Problem details: Only the pictures are omitted; repeat all other data exactly.

begin Material

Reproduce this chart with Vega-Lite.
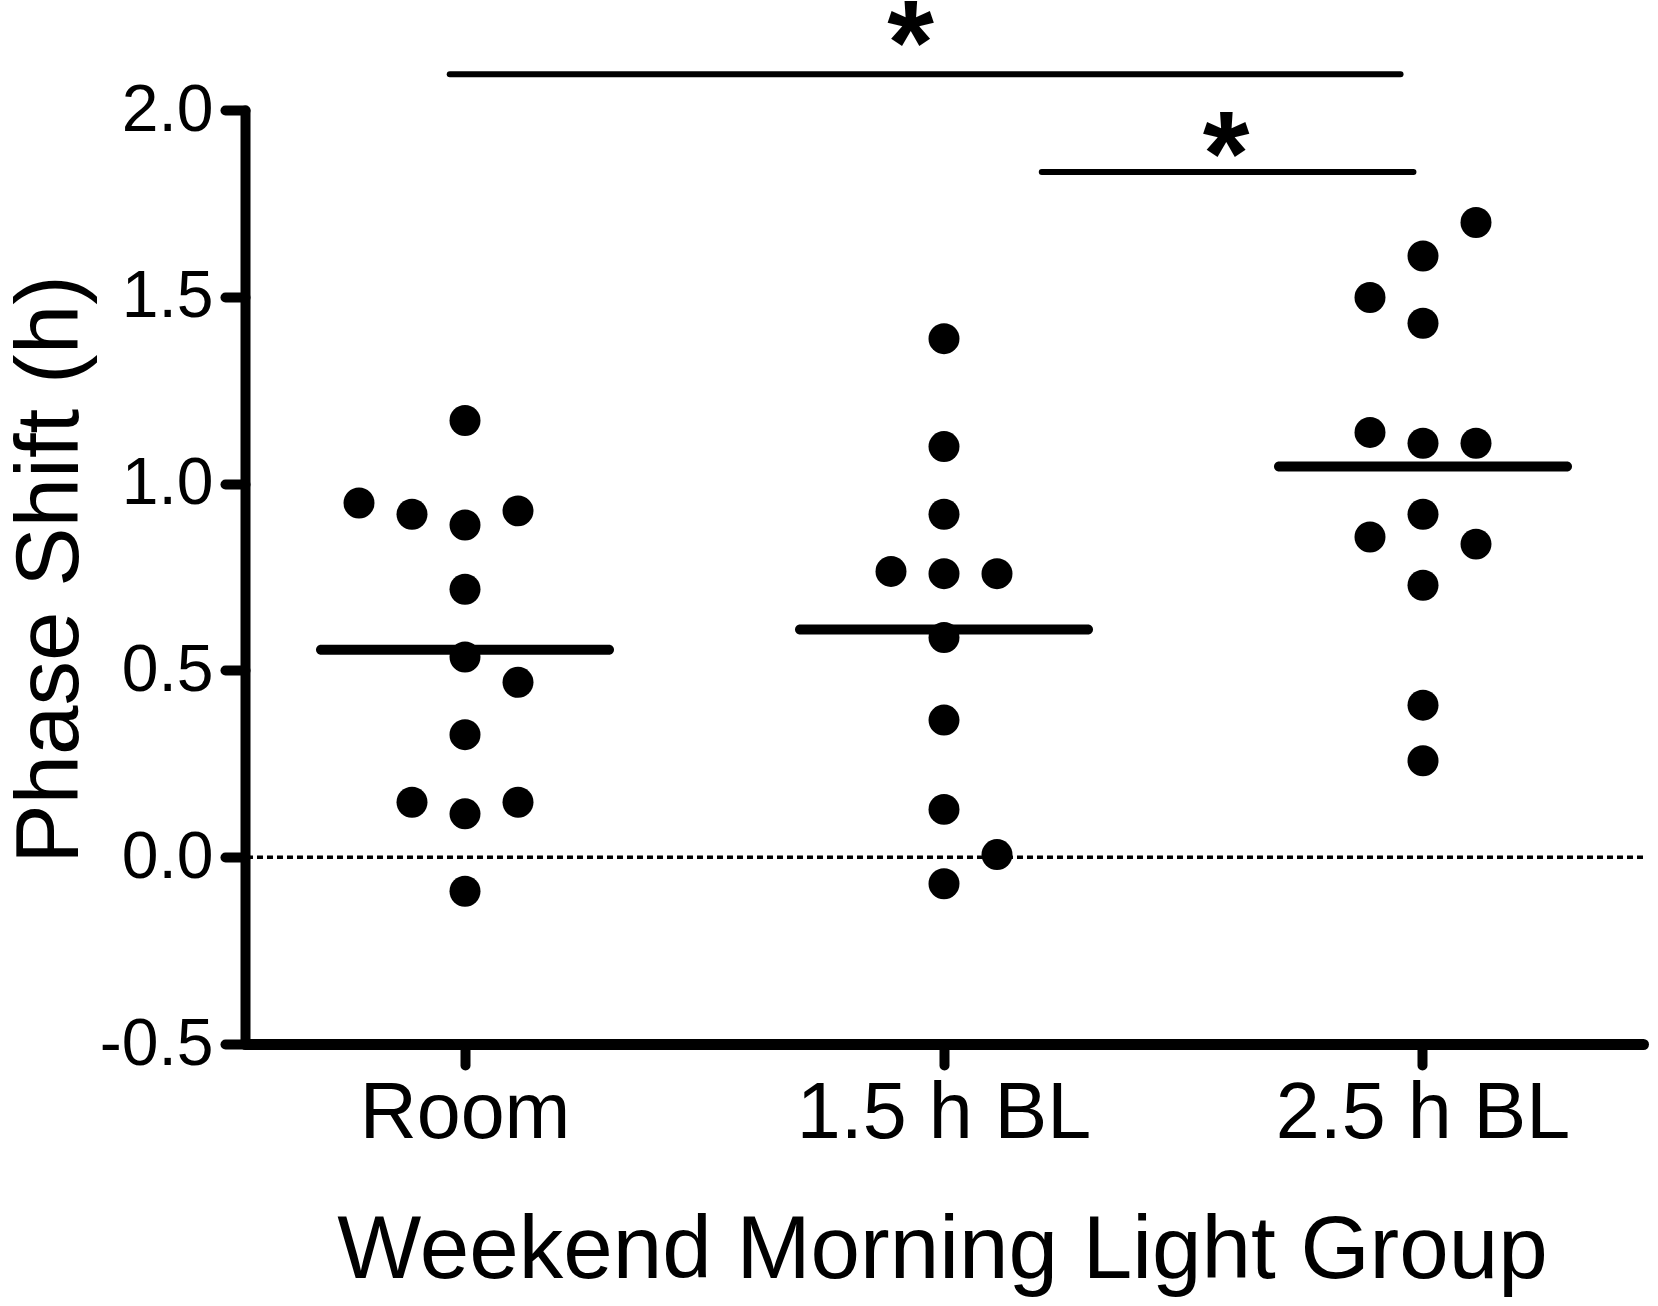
{
  "$schema": "https://vega.github.io/schema/vega-lite/v6.json",
  "width": 1398,
  "height": 934,
  "autosize": "none",
  "padding": {"left": 245, "top": 110, "right": 15, "bottom": 262},
  "background": "white",
  "config": {
    "view": {"stroke": null},
    "font": "Liberation Sans",
    "axis": {
      "grid": false,
      "domainColor": "black",
      "domainCap": "round",
      "tickColor": "black",
      "tickCap": "round",
      "tickWidth": 10,
      "labelColor": "black",
      "labelFont": "Liberation Sans",
      "labelLimit": 0,
      "titleColor": "black",
      "titleFont": "Liberation Sans",
      "titleFontWeight": "normal",
      "titleFontSize": 89
    }
  },
  "datasets": {
    "shifts": [
      {"group": "Room", "col": 0, "value": 1.169},
      {"group": "Room", "col": -2, "value": 0.948},
      {"group": "Room", "col": -1, "value": 0.918},
      {"group": "Room", "col": 0, "value": 0.889},
      {"group": "Room", "col": 1, "value": 0.927},
      {"group": "Room", "col": 0, "value": 0.717},
      {"group": "Room", "col": 0, "value": 0.536},
      {"group": "Room", "col": 1, "value": 0.468},
      {"group": "Room", "col": 0, "value": 0.328},
      {"group": "Room", "col": -1, "value": 0.147},
      {"group": "Room", "col": 0, "value": 0.116},
      {"group": "Room", "col": 1, "value": 0.147},
      {"group": "Room", "col": 0, "value": -0.091},
      {"group": "1.5 h BL", "col": 0, "value": 1.388},
      {"group": "1.5 h BL", "col": 0, "value": 1.099},
      {"group": "1.5 h BL", "col": 0, "value": 0.918},
      {"group": "1.5 h BL", "col": -1, "value": 0.765},
      {"group": "1.5 h BL", "col": 0, "value": 0.759},
      {"group": "1.5 h BL", "col": 1, "value": 0.759},
      {"group": "1.5 h BL", "col": 0, "value": 0.588},
      {"group": "1.5 h BL", "col": 0, "value": 0.367},
      {"group": "1.5 h BL", "col": 0, "value": 0.128},
      {"group": "1.5 h BL", "col": 1, "value": 0.007},
      {"group": "1.5 h BL", "col": 0, "value": -0.071},
      {"group": "2.5 h BL", "col": 1, "value": 1.699},
      {"group": "2.5 h BL", "col": 0, "value": 1.609},
      {"group": "2.5 h BL", "col": -1, "value": 1.498},
      {"group": "2.5 h BL", "col": 0, "value": 1.429},
      {"group": "2.5 h BL", "col": -1, "value": 1.137},
      {"group": "2.5 h BL", "col": 0, "value": 1.108},
      {"group": "2.5 h BL", "col": 1, "value": 1.108},
      {"group": "2.5 h BL", "col": 0, "value": 0.918},
      {"group": "2.5 h BL", "col": -1, "value": 0.857},
      {"group": "2.5 h BL", "col": 1, "value": 0.838},
      {"group": "2.5 h BL", "col": 0, "value": 0.728},
      {"group": "2.5 h BL", "col": 0, "value": 0.407},
      {"group": "2.5 h BL", "col": 0, "value": 0.258}
    ],
    "bars": [
      {"from": 0.966, "to": 2.951, "value": 2.096},
      {"from": 2.202, "to": 2.978, "value": 1.834}
    ],
    "stars": [
      {"pos": 1.928, "value": 2.07, "label": "*"},
      {"pos": 2.587, "value": 1.772, "label": "*"}
    ]
  },
  "encoding": {
    "y": {
      "field": "value",
      "type": "quantitative",
      "scale": {"domain": [-0.5, 2], "nice": false, "zero": false},
      "axis": {
        "values": [-0.5, 0, 0.5, 1, 1.5, 2],
        "labelExpr": "datum.value < 0 ? '-' + format(-datum.value, '.1f') : format(datum.value, '.1f')",
        "domainWidth": 10,
        "tickSize": 20,
        "labelFontSize": 66,
        "labelPadding": 12,
        "title": "Phase Shift (h)",
        "titleAngle": -90,
        "titleBaseline": "alphabetic",
        "titleAlign": "center",
        "titleX": -168,
        "titleY": 459
      }
    }
  },
  "layer": [
    {
      "data": {"values": [{"value": 0}]},
      "mark": {"type": "rule", "color": "black", "strokeWidth": 3.5, "strokeDash": [6, 4]}
    },
    {
      "data": {"name": "shifts"},
      "mark": {"type": "point", "shape": "circle", "filled": true, "size": 960, "color": "black", "opacity": 1},
      "encoding": {
        "x": {
          "field": "group",
          "type": "nominal",
          "sort": ["Room", "1.5 h BL", "2.5 h BL"],
          "scale": {"type": "band", "domain": ["Room", "1.5 h BL", "2.5 h BL"], "paddingInner": 0.5574, "paddingOuter": 0.238},
          "axis": {
            "title": "Weekend Morning Light Group",
            "labelAngle": 0,
            "domainWidth": 11,
            "tickSize": 21,
            "labelFontSize": 79,
            "labelBaseline": "alphabetic",
            "labelPadding": 72,
            "titleBaseline": "alphabetic",
            "titleY": 233,
            "titleX": 697
          }
        },
        "xOffset": {
          "field": "col",
          "type": "ordinal",
          "scale": {"domain": [-2, -1, 0, 1, 2], "paddingInner": 0, "paddingOuter": 0}
        }
      }
    },
    {
      "data": {"name": "shifts"},
      "transform": [
        {"aggregate": [{"op": "mean", "field": "value", "as": "value"}], "groupby": ["group"]}
      ],
      "mark": {"type": "tick", "orient": "horizontal", "size": 298, "thickness": 10, "cornerRadius": 5, "color": "black", "opacity": 1},
      "encoding": {
        "x": {
          "field": "group",
          "type": "nominal",
          "sort": ["Room", "1.5 h BL", "2.5 h BL"],
          "scale": {"type": "band", "domain": ["Room", "1.5 h BL", "2.5 h BL"], "paddingInner": 0.5574, "paddingOuter": 0.238},
          "axis": null
        }
      }
    },
    {
      "data": {"name": "bars"},
      "mark": {"type": "rule", "color": "black", "strokeWidth": 6, "strokeCap": "round"},
      "encoding": {
        "x": {"field": "from", "type": "quantitative", "scale": {"domain": [0.5386, 3.4572], "nice": false, "zero": false}, "axis": null},
        "x2": {"field": "to"}
      }
    },
    {
      "data": {"name": "stars"},
      "mark": {"type": "text", "color": "black", "fontSize": 120, "fontWeight": "bold", "align": "center", "baseline": "alphabetic", "font": "Liberation Sans"},
      "encoding": {
        "x": {"field": "pos", "type": "quantitative", "scale": {"domain": [0.5386, 3.4572], "nice": false, "zero": false}, "axis": null},
        "text": {"field": "label"}
      }
    }
  ],
  "resolve": {"scale": {"x": "independent"}, "axis": {"x": "independent"}}
}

end Material

Complete output:
Reproduce this chart with Vega-Lite.
{
  "$schema": "https://vega.github.io/schema/vega-lite/v6.json",
  "width": 1398,
  "height": 934,
  "autosize": "none",
  "padding": {"left": 245, "top": 110, "right": 15, "bottom": 262},
  "background": "white",
  "config": {
    "view": {"stroke": null},
    "font": "Liberation Sans",
    "axis": {
      "grid": false,
      "domainColor": "black",
      "domainCap": "round",
      "tickColor": "black",
      "tickCap": "round",
      "tickWidth": 10,
      "labelColor": "black",
      "labelFont": "Liberation Sans",
      "labelLimit": 0,
      "titleColor": "black",
      "titleFont": "Liberation Sans",
      "titleFontWeight": "normal",
      "titleFontSize": 89
    }
  },
  "datasets": {
    "shifts": [
      {"group": "Room", "col": 0, "value": 1.169},
      {"group": "Room", "col": -2, "value": 0.948},
      {"group": "Room", "col": -1, "value": 0.918},
      {"group": "Room", "col": 0, "value": 0.889},
      {"group": "Room", "col": 1, "value": 0.927},
      {"group": "Room", "col": 0, "value": 0.717},
      {"group": "Room", "col": 0, "value": 0.536},
      {"group": "Room", "col": 1, "value": 0.468},
      {"group": "Room", "col": 0, "value": 0.328},
      {"group": "Room", "col": -1, "value": 0.147},
      {"group": "Room", "col": 0, "value": 0.116},
      {"group": "Room", "col": 1, "value": 0.147},
      {"group": "Room", "col": 0, "value": -0.091},
      {"group": "1.5 h BL", "col": 0, "value": 1.388},
      {"group": "1.5 h BL", "col": 0, "value": 1.099},
      {"group": "1.5 h BL", "col": 0, "value": 0.918},
      {"group": "1.5 h BL", "col": -1, "value": 0.765},
      {"group": "1.5 h BL", "col": 0, "value": 0.759},
      {"group": "1.5 h BL", "col": 1, "value": 0.759},
      {"group": "1.5 h BL", "col": 0, "value": 0.588},
      {"group": "1.5 h BL", "col": 0, "value": 0.367},
      {"group": "1.5 h BL", "col": 0, "value": 0.128},
      {"group": "1.5 h BL", "col": 1, "value": 0.007},
      {"group": "1.5 h BL", "col": 0, "value": -0.071},
      {"group": "2.5 h BL", "col": 1, "value": 1.699},
      {"group": "2.5 h BL", "col": 0, "value": 1.609},
      {"group": "2.5 h BL", "col": -1, "value": 1.498},
      {"group": "2.5 h BL", "col": 0, "value": 1.429},
      {"group": "2.5 h BL", "col": -1, "value": 1.137},
      {"group": "2.5 h BL", "col": 0, "value": 1.108},
      {"group": "2.5 h BL", "col": 1, "value": 1.108},
      {"group": "2.5 h BL", "col": 0, "value": 0.918},
      {"group": "2.5 h BL", "col": -1, "value": 0.857},
      {"group": "2.5 h BL", "col": 1, "value": 0.838},
      {"group": "2.5 h BL", "col": 0, "value": 0.728},
      {"group": "2.5 h BL", "col": 0, "value": 0.407},
      {"group": "2.5 h BL", "col": 0, "value": 0.258}
    ],
    "bars": [
      {"from": 0.966, "to": 2.951, "value": 2.096},
      {"from": 2.202, "to": 2.978, "value": 1.834}
    ],
    "stars": [
      {"pos": 1.928, "value": 2.07, "label": "*"},
      {"pos": 2.587, "value": 1.772, "label": "*"}
    ]
  },
  "encoding": {
    "y": {
      "field": "value",
      "type": "quantitative",
      "scale": {"domain": [-0.5, 2], "nice": false, "zero": false},
      "axis": {
        "values": [-0.5, 0, 0.5, 1, 1.5, 2],
        "labelExpr": "datum.value < 0 ? '-' + format(-datum.value, '.1f') : format(datum.value, '.1f')",
        "domainWidth": 10,
        "tickSize": 20,
        "labelFontSize": 66,
        "labelPadding": 12,
        "title": "Phase Shift (h)",
        "titleAngle": -90,
        "titleBaseline": "alphabetic",
        "titleAlign": "center",
        "titleX": -168,
        "titleY": 459
      }
    }
  },
  "layer": [
    {
      "data": {"values": [{"value": 0}]},
      "mark": {"type": "rule", "color": "black", "strokeWidth": 3.5, "strokeDash": [6, 4]}
    },
    {
      "data": {"name": "shifts"},
      "mark": {"type": "point", "shape": "circle", "filled": true, "size": 960, "color": "black", "opacity": 1},
      "encoding": {
        "x": {
          "field": "group",
          "type": "nominal",
          "sort": ["Room", "1.5 h BL", "2.5 h BL"],
          "scale": {"type": "band", "domain": ["Room", "1.5 h BL", "2.5 h BL"], "paddingInner": 0.5574, "paddingOuter": 0.238},
          "axis": {
            "title": "Weekend Morning Light Group",
            "labelAngle": 0,
            "domainWidth": 11,
            "tickSize": 21,
            "labelFontSize": 79,
            "labelBaseline": "alphabetic",
            "labelPadding": 72,
            "titleBaseline": "alphabetic",
            "titleY": 233,
            "titleX": 697
          }
        },
        "xOffset": {
          "field": "col",
          "type": "ordinal",
          "scale": {"domain": [-2, -1, 0, 1, 2], "paddingInner": 0, "paddingOuter": 0}
        }
      }
    },
    {
      "data": {"name": "shifts"},
      "transform": [
        {"aggregate": [{"op": "mean", "field": "value", "as": "value"}], "groupby": ["group"]}
      ],
      "mark": {"type": "tick", "orient": "horizontal", "size": 298, "thickness": 10, "cornerRadius": 5, "color": "black", "opacity": 1},
      "encoding": {
        "x": {
          "field": "group",
          "type": "nominal",
          "sort": ["Room", "1.5 h BL", "2.5 h BL"],
          "scale": {"type": "band", "domain": ["Room", "1.5 h BL", "2.5 h BL"], "paddingInner": 0.5574, "paddingOuter": 0.238},
          "axis": null
        }
      }
    },
    {
      "data": {"name": "bars"},
      "mark": {"type": "rule", "color": "black", "strokeWidth": 6, "strokeCap": "round"},
      "encoding": {
        "x": {"field": "from", "type": "quantitative", "scale": {"domain": [0.5386, 3.4572], "nice": false, "zero": false}, "axis": null},
        "x2": {"field": "to"}
      }
    },
    {
      "data": {"name": "stars"},
      "mark": {"type": "text", "color": "black", "fontSize": 120, "fontWeight": "bold", "align": "center", "baseline": "alphabetic", "font": "Liberation Sans"},
      "encoding": {
        "x": {"field": "pos", "type": "quantitative", "scale": {"domain": [0.5386, 3.4572], "nice": false, "zero": false}, "axis": null},
        "text": {"field": "label"}
      }
    }
  ],
  "resolve": {"scale": {"x": "independent"}, "axis": {"x": "independent"}}
}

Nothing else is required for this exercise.